Pioneering Designer Ann Lowe Gets Her Due in This Year’s Met Exhibition
With this year’s exhibition at the Costume Institute of the Metropolitan Museum of Art, Lowe’s work is being given the platform it deserves. A handful of the 10 Lowe dresses in the museum’s collection will feature in part two of the “In America” exhibition, titled “An Anthology of Fashion,” including a mint green silk gown topped with a structured black lace coat and a ravishing 1941 wedding dress that serve as the centerpieces of director Julie Dash’s romantic reimagining of the museum’s Renaissance Revival room. “High-born insiders knew who Lowe was, but no one else,” the Daughters of the Dust director told Chloe Malle in Vogue’s April issue, explaining her plans to present an image of the designer for the exhibition behind a veil. “You’ll see the form, but she’s never totally revealed.”
Lowe, who was born in rural Alabama in 1898, spent barely a few years in the state’s segregated schools before leaving to pursue dressmaking. (Her grandmother and mother were both seamstresses and taught her the trade.) At the age of 16, following her mother’s untimely death, Lowe took over the family business and spent a brief stint studying in New York, before first making her name as a designer to the great and good of Tampa. Still, she always had her sights set on New York as the city where her dreams of being one of her generation’s greatest designers would be realized. Upon returning in 1927, she began her steady ascent.

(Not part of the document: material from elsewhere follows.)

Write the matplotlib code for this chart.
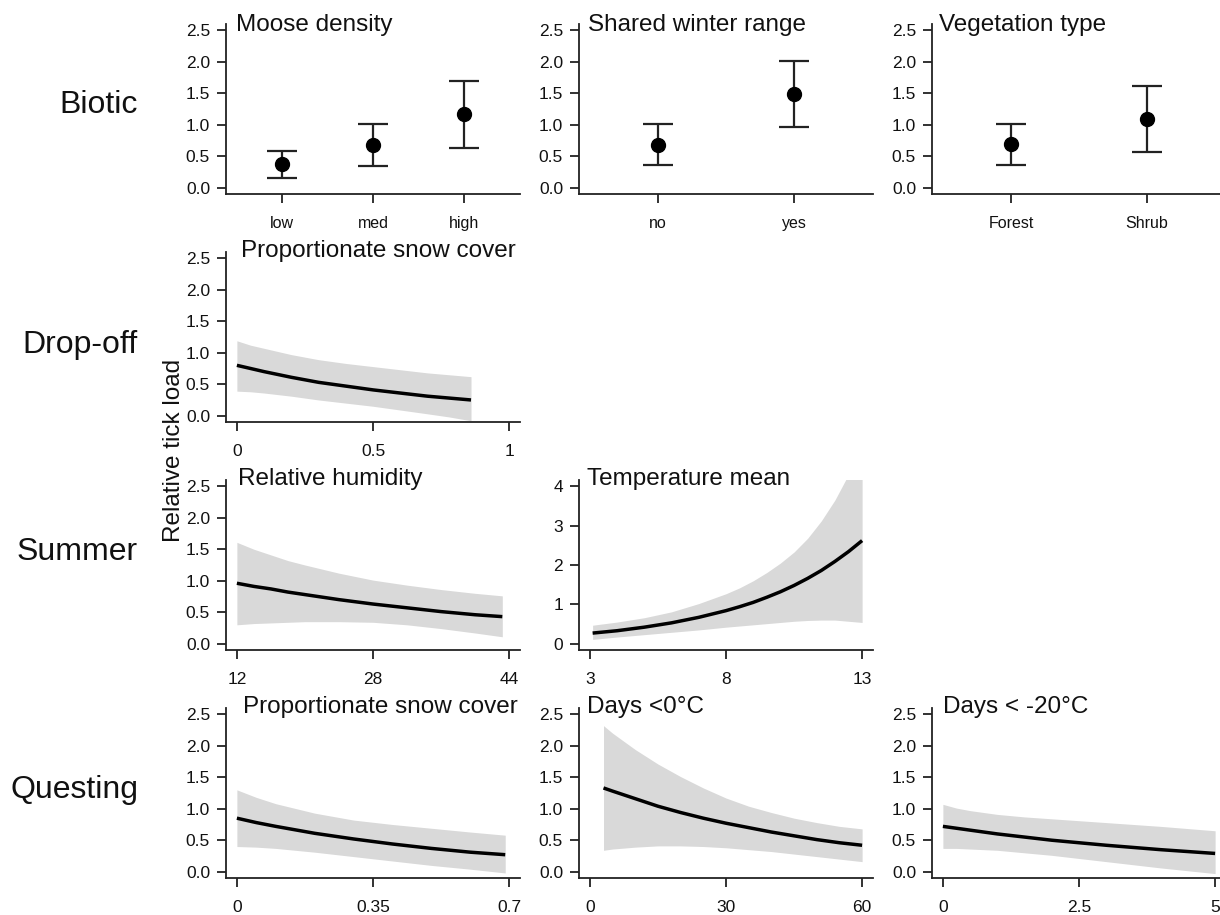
import matplotlib
matplotlib.use("Agg")
import matplotlib.pyplot as plt

plt.rcParams['font.family'] = ['Liberation Sans', 'DejaVu Sans']

# ---- data ----
# Biotic (categorical effects)
moose_levels = ["low", "med", "high"]
moose_est = [0.37, 0.68, 1.17]
moose_lo = [0.15, 0.35, 0.63]
moose_hi = [0.59, 1.01, 1.70]

winter_levels = ["no", "yes"]
winter_est = [0.68, 1.49]
winter_lo = [0.36, 0.97]
winter_hi = [1.01, 2.02]

veg_levels = ["Forest", "Shrub"]
veg_est = [0.69, 1.09]
veg_lo = [0.36, 0.56]
veg_hi = [1.01, 1.62]

# Drop-off: proportionate snow cover
drop_x = [0, 0.05, 0.1, 0.2, 0.3, 0.4, 0.5, 0.6, 0.7, 0.78, 0.86]
drop_fit = [0.80, 0.75, 0.70, 0.61, 0.53, 0.47, 0.41, 0.36, 0.31, 0.28, 0.25]
drop_hi = [1.19, 1.12, 1.07, 0.97, 0.89, 0.83, 0.78, 0.73, 0.68, 0.65, 0.62]
drop_lo = [0.39, 0.38, 0.36, 0.31, 0.25, 0.20, 0.15, 0.09, 0.03, -0.02, -0.08]

# Summer: relative humidity
humid_x = [12, 14, 16, 18, 20, 24, 28, 32, 36, 40, 43.2]
humid_fit = [0.96, 0.91, 0.87, 0.82, 0.78, 0.70, 0.63, 0.57, 0.51, 0.46, 0.43]
humid_hi = [1.61, 1.50, 1.41, 1.32, 1.25, 1.12, 1.01, 0.93, 0.86, 0.80, 0.76]
humid_lo = [0.30, 0.32, 0.33, 0.34, 0.35, 0.35, 0.34, 0.30, 0.24, 0.17, 0.11]

# Summer: temperature mean
temp_x = [3.1, 4, 5, 6, 7, 8, 8.5, 9, 9.5, 10, 10.5, 11, 11.5, 12, 12.5, 13]
temp_fit = [0.27, 0.33, 0.42, 0.53, 0.67, 0.84, 0.94, 1.05, 1.18, 1.32, 1.48,
            1.66, 1.86, 2.09, 2.34, 2.62]
temp_hi = [0.47, 0.55, 0.66, 0.81, 1.02, 1.27, 1.42, 1.60, 1.81, 2.05, 2.33,
           2.68, 3.12, 3.65, 4.30, 5.00]
temp_lo = [0.11, 0.17, 0.23, 0.29, 0.35, 0.42, 0.45, 0.48, 0.51, 0.54, 0.57,
           0.59, 0.60, 0.60, 0.57, 0.54]

# Questing: proportionate snow cover
qsnow_x = [0, 0.05, 0.1, 0.2, 0.3, 0.4, 0.5, 0.6, 0.69]
qsnow_fit = [0.85, 0.78, 0.72, 0.61, 0.52, 0.44, 0.37, 0.31, 0.27]
qsnow_hi = [1.30, 1.18, 1.08, 0.93, 0.82, 0.75, 0.69, 0.63, 0.58]
qsnow_lo = [0.40, 0.39, 0.37, 0.31, 0.24, 0.17, 0.10, 0.04, -0.02]

# Questing: days < 0 C
d0_x = [3, 5, 10, 15, 20, 25, 30, 35, 40, 45, 50, 55, 60]
d0_fit = [1.33, 1.28, 1.16, 1.04, 0.94, 0.85, 0.77, 0.70, 0.63, 0.57, 0.51,
          0.46, 0.42]
d0_hi = [2.32, 2.20, 1.94, 1.71, 1.51, 1.33, 1.17, 1.04, 0.94, 0.85, 0.78,
         0.72, 0.68]
d0_lo = [0.34, 0.36, 0.39, 0.41, 0.41, 0.40, 0.38, 0.35, 0.32, 0.28, 0.24,
         0.20, 0.16]

# Questing: days < -20 C
d20_x = [0, 0.25, 0.5, 1, 1.5, 2, 3, 4, 5]
d20_fit = [0.72, 0.69, 0.66, 0.60, 0.55, 0.50, 0.42, 0.35, 0.29]
d20_hi = [1.07, 1.01, 0.97, 0.91, 0.87, 0.84, 0.78, 0.72, 0.65]
d20_lo = [0.37, 0.37, 0.36, 0.34, 0.30, 0.26, 0.16, 0.06, -0.03]

row_labels = ["Biotic", "Drop-off", "Summer", "Questing"]

# ---- layout (pixel based, 1220 x 915) ----
W, H = 1220, 915
fig = plt.figure(figsize=(W / 100, H / 100), dpi=100)

col_left = [226, 579, 932]
row_top = [24, 252, 480, 708]
AW, AH = 294, 170
TXT = '#111111'
BAND = '#d9d9d9'


def make_ax(row, col):
    l = col_left[col]
    t = row_top[row]
    return fig.add_axes([l / W, 1 - (t + AH) / H, AW / W, AH / H])


def style(ax, xlim, xticks, xlabels, ylim=(-0.1, 2.6),
          yticks=(0, 0.5, 1, 1.5, 2, 2.5),
          ylabels=("0.0", "0.5", "1.0", "1.5", "2.0", "2.5"), xsize=12.5):
    for s in ['top', 'right']:
        ax.spines[s].set_visible(False)
    for s in ['left', 'bottom']:
        ax.spines[s].set_linewidth(1.3)
        ax.spines[s].set_color('#222222')
    ax.set_xlim(*xlim)
    ax.set_ylim(*ylim)
    ax.set_xticks(xticks)
    ax.set_xticklabels(xlabels)
    ax.set_yticks(yticks)
    ax.set_yticklabels(ylabels)
    ax.tick_params(axis='x', direction='out', length=6.5, width=1.3,
                   color='#222222', labelsize=xsize, pad=9, labelcolor=TXT)
    ax.tick_params(axis='y', direction='out', length=6.5, width=1.3,
                   color='#222222', labelsize=12.5, pad=5, labelcolor=TXT)


def title(ax, text, xf, yf=0.97):
    ax.text(xf, yf, text, transform=ax.transAxes, ha='left', va='baseline',
            fontsize=17.5, color=TXT, clip_on=False)


def cat_panel(ax, levels, est, lo, hi, xlim):
    pos = list(range(1, len(levels) + 1))
    err = [[e - l for e, l in zip(est, lo)], [h - e for e, h in zip(est, hi)]]
    ax.errorbar(pos, est, yerr=err, fmt='o', color='black', ecolor='#222222',
                markersize=10, elinewidth=1.6, capsize=11, capthick=1.6)
    style(ax, xlim, pos, levels, xsize=11.5)


def curve_panel(ax, x, fit, lo, hi):
    ax.fill_between(x, lo, hi, color=BAND, linewidth=0)
    ax.plot(x, fit, color='black', linewidth=2.5, solid_capstyle='butt')


# Row 1: Biotic
ax = make_ax(0, 0)
cat_panel(ax, moose_levels, moose_est, moose_lo, moose_hi, (0.38, 3.62))
title(ax, "Moose density", 0.034, 0.96)

ax = make_ax(0, 1)
cat_panel(ax, winter_levels, winter_est, winter_lo, winter_hi, (0.42, 2.58))
title(ax, "Shared winter range", 0.031, 0.96)

ax = make_ax(0, 2)
cat_panel(ax, veg_levels, veg_est, veg_lo, veg_hi, (0.42, 2.58))
title(ax, "Vegetation type", 0.024, 0.96)

# Row 2: Drop-off
ax = make_ax(1, 0)
curve_panel(ax, drop_x, drop_fit, drop_lo, drop_hi)
style(ax, (-0.04, 1.04), [0, 0.5, 1], ["0", "0.5", "1"])
title(ax, "Proportionate snow cover", 0.051)

# Row 3: Summer
ax = make_ax(2, 0)
curve_panel(ax, humid_x, humid_fit, humid_lo, humid_hi)
style(ax, (10.72, 45.28), [12, 28, 44], ["12", "28", "44"])
title(ax, "Relative humidity", 0.041)

ax = make_ax(2, 1)
curve_panel(ax, temp_x, temp_fit, temp_lo, temp_hi)
style(ax, (2.6, 13.4), [3, 8, 13], ["3", "8", "13"],
      ylim=(-0.16, 4.16), yticks=[0, 1, 2, 3, 4],
      ylabels=["0", "1", "2", "3", "4"])
title(ax, "Temperature mean", 0.027)

# Row 4: Questing
ax = make_ax(3, 0)
curve_panel(ax, qsnow_x, qsnow_fit, qsnow_lo, qsnow_hi)
style(ax, (-0.028, 0.728), [0, 0.35, 0.7], ["0", "0.35", "0.7"])
title(ax, "Proportionate snow cover", 0.058)

ax = make_ax(3, 1)
curve_panel(ax, d0_x, d0_fit, d0_lo, d0_hi)
style(ax, (-2.4, 62.4), [0, 30, 60], ["0", "30", "60"])
title(ax, "Days <0°C", 0.027)

ax = make_ax(3, 2)
curve_panel(ax, d20_x, d20_fit, d20_lo, d20_hi)
style(ax, (-0.2, 5.2), [0, 2.5, 5], ["0", "2.5", "5"])
title(ax, "Days < -20°C", 0.037)

# row labels and shared y label
row_label_y = [105, 345, 552, 790]
for lab, yp in zip(row_labels, row_label_y):
    fig.text(138 / W, 1 - yp / H, lab, ha='right', va='center',
             fontsize=23, color=TXT)

fig.text(174 / W, 1 - 450 / H, "Relative tick load", rotation=90,
         ha='center', va='center', fontsize=17.5, color=TXT)

fig.savefig("out.png", dpi=100)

It was in the years following the Second World War, as society women began to embrace a sleek new form of femininity, that Lowe began to truly thrive. (Indeed, it’s reported that, upon seeing one of Lowe’s gowns for the first time, the creator of the New Look himself, Christian Dior, demanded to know who had made it, as he was so impressed by its craftsmanship and design ingenuity.) She regularly designed for some of Manhattan’s most storied retail destinations, including Henri Bendel and Neiman Marcus. In 1946, she created the dress Olivia de Havilland wore to accept her Oscar for To Each His Own, albeit under the name of the store from which de Havilland purchased the gown, Sonia Rosenberg.